Nearby at Vector Brewing, it’s a message that was met with understanding and an immediate move to help.
"We've been there. We know exactly how that feels,” said Veronica Bradley.
Bradley and her husband Craig said the community first surrounded them with support when they had trouble getting off the ground last year due to a government shutdown, then again when they finally opened mid-pandemic.
“It's a real struggle to open a business. That's why not everyone does it. You put your whole life into it. And you know the risk, but no one sees this coming. No one could see this coming,” said Bradley.

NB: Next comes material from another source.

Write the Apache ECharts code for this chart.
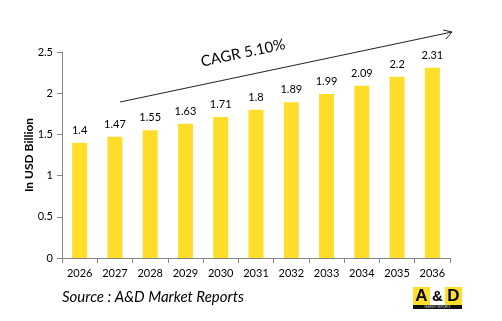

So over the next month, every 20-ounce pour of their Oktoberfest-style Vektorbrau will send a dollar to their neighbors in need.
"You know, goodwill keeps going and spreading,” said Bradley.
For both couples, it’s a lesson in making an investment in their community.
“These small businesses are the fabric of our communities. These are the people sitting next to you at the PTA meeting. This is our livelihood on the line,” said Kristin. “It just makes it so personal and so then when people help it just feels overwhelmingly humbling."